Hi all this is my first post i have been reading cichlid-forum.com for about a year now and finally decided to sign up and join in. I am currently running a 55 gallon kenyi tank and want to redo it with a new species. I sold the kenyi and am interested in keeping p demasoni, im thinking 10 sounds like a good round number. my main question is can i keep my Julidochromis marlieri, who has been living well with the kenyi and is a good 5 inches long, with the demasoni? another question about the demasoni.. the ones my local store just got in all look healthy but their coloration is darkblue/black with fairly white stripes unlike most the demasoni i see on the internet that have a very nice royal blue color where these have white. is this typical of juveniles and they will get blue with age or do you think this batch of fish will most likely retain that white color and not turn blue with maturity?

Thanks in advance!


----------



## kodyboy (Dec 9, 2007)

The julidochromis would probably be fine with the demasoni, they mostly just fight with each other. I would go with a minimum of 15 demasoni. Coloration will vary depending on the lighting, I have never seen a white striped demasoni before.


----------



## srook23 (Feb 21, 2009)

I neither have seen white striped dems. If you are going to keep them I would go with at least about 15. 10 might result in some dead fish. I have never had much luck with them...I had about 25 or so at one time and they slowly died off and now I'm down to 1. :roll:


----------



## cichlidaholic (Dec 7, 2005)

Are the demasoni the only species of mbuna that you want? If so, I'd go with more like 20 of them.

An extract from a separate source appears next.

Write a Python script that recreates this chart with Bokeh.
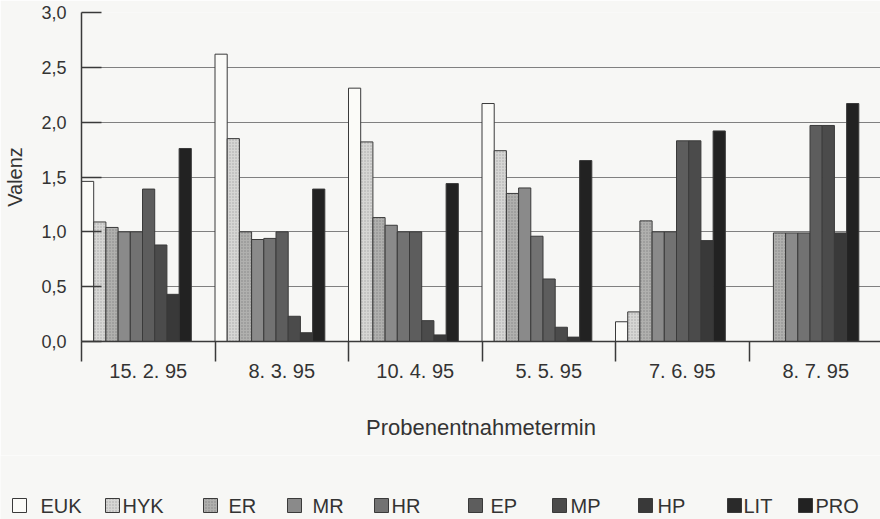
from bokeh.plotting import figure
from bokeh.models import FixedTicker, Range1d
from bokeh.embed import file_html
from bokeh.resources import INLINE
from bokeh.core.properties import value

# ---------------- data ----------------
dates = ["15. 2. 95", "8. 3. 95", "10. 4. 95", "5. 5. 95", "7. 6. 95", "8. 7. 95"]
series = ["EUK", "HYK", "ER", "MR", "HR", "EP", "MP", "HP", "LIT", "PRO"]
EUK = [1.46, 2.62, 2.31, 2.17, 0.18, 0.0]
HYK = [1.09, 1.85, 1.82, 1.74, 0.27, 0.0]
ER = [1.04, 1.00, 1.13, 1.35, 1.10, 0.99]
MR = [1.00, 0.93, 1.06, 1.40, 1.00, 0.99]
HR = [1.00, 0.94, 1.00, 0.96, 1.00, 0.99]
EP = [1.39, 1.00, 1.00, 0.57, 1.83, 1.97]
MP = [0.88, 0.23, 0.19, 0.13, 1.83, 1.97]
HP = [0.43, 0.08, 0.06, 0.04, 0.92, 0.99]
LIT = [None, None, None, None, None, None]
PRO = [1.76, 1.39, 1.44, 1.65, 1.92, 2.17]
values = [EUK, HYK, ER, MR, HR, EP, MP, HP, LIT, PRO]
y_ticks = [0, 0.5, 1.0, 1.5, 2.0, 2.5, 3.0]
y_tick_labels = ["0,0", "0,5", "1,0", "1,5", "2,0", "2,5", "3,0"]

# ---------------- styles ----------------
colors = ["#fbfbf8", "#d6d6d4", "#b0b0ae", "#8a8a8a", "#727272",
          "#5d5d5d", "#4b4b4b", "#393939", "#2a2a2a", "#222222"]
hatches = [None, "dot", "dot", None, None, None, None, None, None, None]
hatch_colors = ["#000", "#9c9c9c", "#7c7c7c", "#000", "#000",
                "#000", "#000", "#000", "#000", "#000"]
BG = "#f7f7f5"
TXT = "#333333"
FONT = "Liberation Sans"
slot_w = 0.0914          # width of one bar, in category units
n_groups = len(dates)


def hatch_kw(k):
    if hatches[k] is None:
        return {}
    return dict(hatch_pattern=hatches[k], hatch_color=hatch_colors[k],
                hatch_scale=3, hatch_weight=1, hatch_alpha=0.8)


p = figure(width=880, height=455, x_range=Range1d(0, 5.985), y_range=Range1d(0, 3),
           output_backend="svg", toolbar_location=None,
           min_border_left=81, min_border_right=0, min_border_top=12, min_border_bottom=114)
p.background_fill_color = BG
p.border_fill_color = BG
p.outline_line_color = None

slot = 0
for k, (name, vals, col) in enumerate(zip(series, values, colors)):
    pts = [(i, v) for i, v in enumerate(vals) if v is not None]
    if not pts:
        continue
    xs = [i + (slot + 0.5) * slot_w for i, v in pts]
    tops = [v for i, v in pts]
    p.vbar(x=xs, top=tops, bottom=0, width=slot_w, fill_color=col,
           line_color="#3a3a3a", line_width=1, **hatch_kw(k))
    slot += 1

# y axis
p.yaxis.ticker = FixedTicker(ticks=y_ticks)
p.yaxis.major_label_overrides = dict(zip(y_ticks, y_tick_labels))
p.yaxis.major_tick_in = 20
p.yaxis.major_tick_out = 0
p.yaxis.minor_tick_in = 0
p.yaxis.minor_tick_out = 0
p.yaxis.major_label_standoff = 15
p.yaxis.axis_label = "Valenz"
p.yaxis.axis_label_standoff = 12

# x axis
centers = [i + 0.5 for i in range(n_groups)]
p.xaxis.ticker = FixedTicker(ticks=centers, minor_ticks=list(range(n_groups + 1)))
p.xaxis.major_label_overrides = dict(zip(centers, dates))
p.xaxis.major_tick_in = 0
p.xaxis.major_tick_out = 0
p.xaxis.minor_tick_in = 0
p.xaxis.minor_tick_out = 20
p.xaxis.minor_tick_line_color = "#3a3a3a"
p.xaxis.minor_tick_line_width = 1.5
p.xaxis.major_label_standoff = -2
p.xaxis.axis_label = "Probenentnahmetermin"
p.xaxis.axis_label_standoff = 30

for ax in p.axis:
    ax.axis_line_color = "#3a3a3a"
    ax.axis_line_width = 1.5
    ax.major_tick_line_color = "#3a3a3a"
    ax.major_tick_line_width = 1.5
    ax.major_label_text_font = FONT
    ax.major_label_text_color = TXT
    ax.axis_label_text_font = FONT
    ax.axis_label_text_font_style = "normal"
    ax.axis_label_text_color = TXT
p.yaxis.major_label_text_font_size = "18px"
p.xaxis.major_label_text_font_size = "20px"
p.yaxis.axis_label_text_font_size = "20px"
p.xaxis.axis_label_text_font_size = "22px"

p.xgrid.visible = False
p.ygrid.grid_line_color = "#808080"
p.ygrid.grid_line_width = 1

# ---------------- legend (separate strip) ----------------
legend_box_px = [12, 105, 203, 287, 374, 468, 552, 638, 727, 798]
legend_text_px = [40, 122, 228, 312, 391, 490, 570, 657, 743, 815]
box = 14
leg_y = 14
lp = figure(width=880, height=64, x_range=Range1d(0, 880), y_range=Range1d(0, 64),
            output_backend="svg", toolbar_location=None, min_border=0,
            min_border_left=0, min_border_right=0, min_border_top=0, min_border_bottom=0)
lp.axis.visible = False
lp.grid.visible = False
lp.outline_line_color = None
lp.background_fill_color = BG
lp.border_fill_color = BG
for k, name in enumerate(series):
    lp.rect(x=[legend_box_px[k] + box / 2], y=[leg_y], width=box, height=box,
            fill_color=colors[k], line_color="#3a3a3a", line_width=1, **hatch_kw(k))
lp.text(x=legend_text_px, y=[leg_y] * len(series), text=series,
        text_font=value(FONT), text_font_size="20px", text_baseline="middle",
        text_align="left", text_color=TXT)

open("out.html", "w").write(file_html([p, lp], INLINE))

But not with white stripes! :wink:


----------



## Cichlidaevid (Jul 27, 2009)

I have successfully kept 10 demasonis in a tank for over a year without losing any. The key is to get them before they are adults so they can grow up together. Also be sure to have PLENTY of hiding spots/caves.

I agree with the poster above: If they have white stripes, then maybe they are mislabeled.
Can you post a picture of them?


----------



## JDubBuff (Aug 4, 2009)

Thanks everybody the info is really helpful. ill try to get a picture with my digi. i was initially interested in the demasoni because of their great blue stripes and active/curious nature but after researching the demasoni more im thinking i might look into another breed because of the aggression and buying 20 fish at 15$ a pop might stretch the budget a bit right now.

thanks again!


----------



## srook23 (Feb 21, 2009)

Wow, $15/fish. I want to say I've seen places where you can buy juvi's for like $5 each.

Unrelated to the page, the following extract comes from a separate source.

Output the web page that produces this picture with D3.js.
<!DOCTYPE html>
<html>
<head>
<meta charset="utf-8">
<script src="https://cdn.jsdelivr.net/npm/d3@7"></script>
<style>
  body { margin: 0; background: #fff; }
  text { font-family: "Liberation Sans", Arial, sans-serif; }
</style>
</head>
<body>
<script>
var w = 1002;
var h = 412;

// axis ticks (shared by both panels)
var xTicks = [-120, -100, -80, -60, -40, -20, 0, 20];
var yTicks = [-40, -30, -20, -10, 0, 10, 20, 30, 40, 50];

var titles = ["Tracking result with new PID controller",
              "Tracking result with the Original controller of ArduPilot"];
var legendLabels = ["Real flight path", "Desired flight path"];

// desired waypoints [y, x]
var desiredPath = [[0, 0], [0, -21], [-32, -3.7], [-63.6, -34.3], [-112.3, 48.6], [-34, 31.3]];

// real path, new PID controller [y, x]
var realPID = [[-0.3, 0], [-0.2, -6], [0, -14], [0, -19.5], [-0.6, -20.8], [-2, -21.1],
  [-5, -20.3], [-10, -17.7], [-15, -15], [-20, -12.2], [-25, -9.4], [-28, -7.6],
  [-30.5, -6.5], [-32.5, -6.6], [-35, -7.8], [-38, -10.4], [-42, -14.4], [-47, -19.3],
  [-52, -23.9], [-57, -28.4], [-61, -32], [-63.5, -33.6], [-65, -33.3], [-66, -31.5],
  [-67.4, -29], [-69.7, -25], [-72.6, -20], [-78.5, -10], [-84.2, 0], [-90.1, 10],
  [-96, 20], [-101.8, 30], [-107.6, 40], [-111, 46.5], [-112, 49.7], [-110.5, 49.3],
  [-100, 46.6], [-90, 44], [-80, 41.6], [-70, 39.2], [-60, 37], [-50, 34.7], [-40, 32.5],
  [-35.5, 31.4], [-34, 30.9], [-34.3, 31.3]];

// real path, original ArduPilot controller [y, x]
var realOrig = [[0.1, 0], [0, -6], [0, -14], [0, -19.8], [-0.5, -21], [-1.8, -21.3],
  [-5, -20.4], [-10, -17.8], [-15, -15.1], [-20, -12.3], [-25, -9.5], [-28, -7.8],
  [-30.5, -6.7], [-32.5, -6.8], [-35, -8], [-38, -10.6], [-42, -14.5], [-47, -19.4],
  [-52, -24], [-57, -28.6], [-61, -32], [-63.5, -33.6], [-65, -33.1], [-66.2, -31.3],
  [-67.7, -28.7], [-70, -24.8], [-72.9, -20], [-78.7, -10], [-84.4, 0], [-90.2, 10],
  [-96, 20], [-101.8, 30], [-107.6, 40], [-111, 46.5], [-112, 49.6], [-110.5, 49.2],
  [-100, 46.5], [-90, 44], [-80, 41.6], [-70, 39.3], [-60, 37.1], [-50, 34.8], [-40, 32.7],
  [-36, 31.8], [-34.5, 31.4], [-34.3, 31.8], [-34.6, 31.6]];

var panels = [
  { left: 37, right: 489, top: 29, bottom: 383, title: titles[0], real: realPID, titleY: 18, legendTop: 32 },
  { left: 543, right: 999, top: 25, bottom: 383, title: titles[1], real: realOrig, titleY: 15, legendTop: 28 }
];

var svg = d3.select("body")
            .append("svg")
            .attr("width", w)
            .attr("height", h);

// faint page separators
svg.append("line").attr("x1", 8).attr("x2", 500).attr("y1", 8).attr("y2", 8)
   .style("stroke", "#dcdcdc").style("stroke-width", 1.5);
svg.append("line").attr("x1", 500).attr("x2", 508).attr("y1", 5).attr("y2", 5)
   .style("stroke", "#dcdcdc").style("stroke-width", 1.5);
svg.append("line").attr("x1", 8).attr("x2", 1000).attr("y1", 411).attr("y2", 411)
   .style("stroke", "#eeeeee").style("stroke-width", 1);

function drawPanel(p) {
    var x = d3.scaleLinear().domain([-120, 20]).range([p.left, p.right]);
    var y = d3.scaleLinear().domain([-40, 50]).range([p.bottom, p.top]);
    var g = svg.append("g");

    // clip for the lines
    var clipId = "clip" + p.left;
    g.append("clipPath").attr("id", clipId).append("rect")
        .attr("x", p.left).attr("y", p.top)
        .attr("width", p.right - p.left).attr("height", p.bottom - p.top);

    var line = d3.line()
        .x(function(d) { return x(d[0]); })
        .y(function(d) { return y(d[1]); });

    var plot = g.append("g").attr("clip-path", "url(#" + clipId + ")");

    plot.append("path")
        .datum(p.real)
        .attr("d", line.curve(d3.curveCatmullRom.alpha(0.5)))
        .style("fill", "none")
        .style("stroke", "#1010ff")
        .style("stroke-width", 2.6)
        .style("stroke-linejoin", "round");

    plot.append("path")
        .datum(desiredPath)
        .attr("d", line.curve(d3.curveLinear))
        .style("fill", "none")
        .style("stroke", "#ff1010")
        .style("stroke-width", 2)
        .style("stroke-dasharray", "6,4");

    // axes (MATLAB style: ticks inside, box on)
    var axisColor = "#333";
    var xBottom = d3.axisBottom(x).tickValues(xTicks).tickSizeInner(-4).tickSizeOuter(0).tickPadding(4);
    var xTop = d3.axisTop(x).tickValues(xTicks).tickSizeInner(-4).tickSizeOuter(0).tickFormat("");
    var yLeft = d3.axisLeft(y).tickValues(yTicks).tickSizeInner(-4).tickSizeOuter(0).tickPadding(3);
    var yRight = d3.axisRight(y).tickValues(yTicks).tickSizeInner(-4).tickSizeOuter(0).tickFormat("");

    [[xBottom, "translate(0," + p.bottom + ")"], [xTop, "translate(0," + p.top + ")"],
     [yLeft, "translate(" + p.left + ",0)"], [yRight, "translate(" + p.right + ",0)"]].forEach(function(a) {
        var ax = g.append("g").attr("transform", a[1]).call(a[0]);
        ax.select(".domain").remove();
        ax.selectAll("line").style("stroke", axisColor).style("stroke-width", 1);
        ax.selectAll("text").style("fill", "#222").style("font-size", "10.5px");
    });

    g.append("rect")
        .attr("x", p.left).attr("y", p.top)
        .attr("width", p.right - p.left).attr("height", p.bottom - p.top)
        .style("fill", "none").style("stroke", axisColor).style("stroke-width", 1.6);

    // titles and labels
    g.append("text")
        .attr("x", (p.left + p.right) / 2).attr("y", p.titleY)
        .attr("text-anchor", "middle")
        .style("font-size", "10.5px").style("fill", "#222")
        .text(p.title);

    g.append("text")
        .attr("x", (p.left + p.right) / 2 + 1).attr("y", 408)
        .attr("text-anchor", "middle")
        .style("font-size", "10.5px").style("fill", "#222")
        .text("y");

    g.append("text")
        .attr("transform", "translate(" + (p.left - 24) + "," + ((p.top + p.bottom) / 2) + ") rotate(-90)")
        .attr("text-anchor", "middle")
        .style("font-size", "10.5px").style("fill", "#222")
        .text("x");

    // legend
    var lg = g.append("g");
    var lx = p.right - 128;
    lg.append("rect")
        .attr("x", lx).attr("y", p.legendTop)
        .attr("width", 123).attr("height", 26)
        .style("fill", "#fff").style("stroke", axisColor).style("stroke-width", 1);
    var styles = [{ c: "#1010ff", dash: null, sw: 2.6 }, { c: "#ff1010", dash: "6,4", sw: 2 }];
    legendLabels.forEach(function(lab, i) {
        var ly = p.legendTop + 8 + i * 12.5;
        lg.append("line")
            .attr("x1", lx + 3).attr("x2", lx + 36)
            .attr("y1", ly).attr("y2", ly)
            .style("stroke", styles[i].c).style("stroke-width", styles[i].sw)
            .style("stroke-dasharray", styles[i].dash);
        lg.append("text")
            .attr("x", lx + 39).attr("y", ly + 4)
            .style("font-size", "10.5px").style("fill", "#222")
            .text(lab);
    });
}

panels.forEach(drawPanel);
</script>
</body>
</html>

I've never had much luck with them and I'm down to one single one, but they are pretty fish.


----------



## SoDakJeep (Mar 21, 2009)

aquabid.com there is always a seller on there with a group of them for 50-100 bucks.


----------



## JDubBuff (Aug 4, 2009)

dang... i need to find a new local fish store it seems more and more that they overprice everything from fish to supplies.

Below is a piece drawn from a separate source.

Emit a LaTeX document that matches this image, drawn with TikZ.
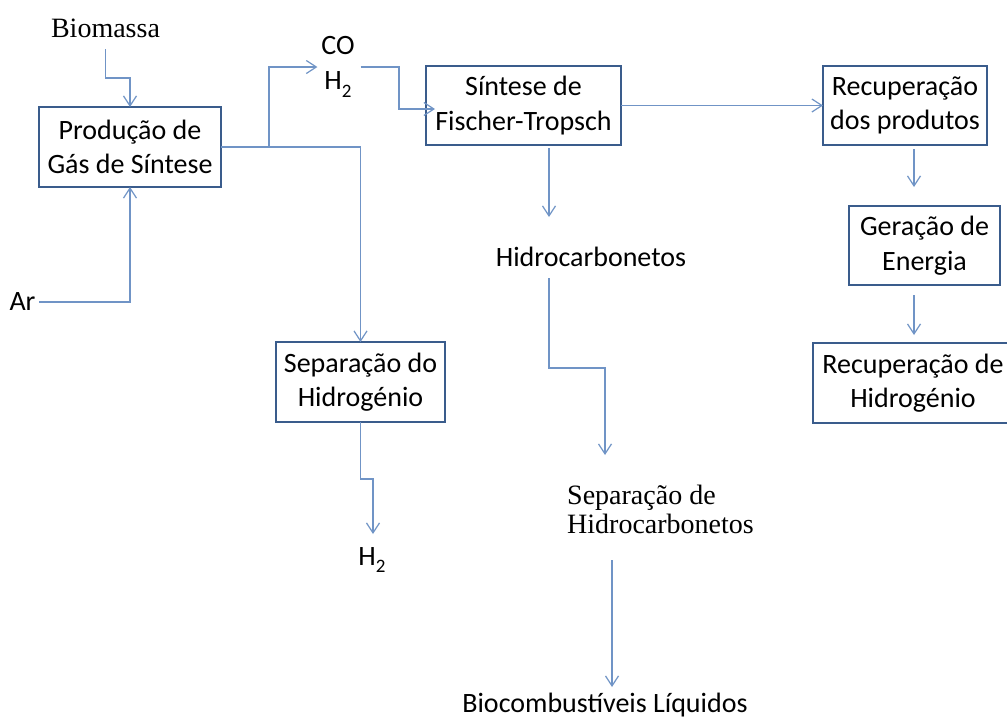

anyone know of a good store in the boulder colorado area?


----------



## srook23 (Feb 21, 2009)

Check online. I have had pretty good luck with ordering fish online.


----------



## JDubBuff (Aug 4, 2009)

i checked out aqua bid.. lots of nice fish on there for decent prices. is this site reliable for the most part? i would like to do yellow and red or yellow and blue probably all mbunas i was looking at yellow labs and red zebras.. any thoughts?


----------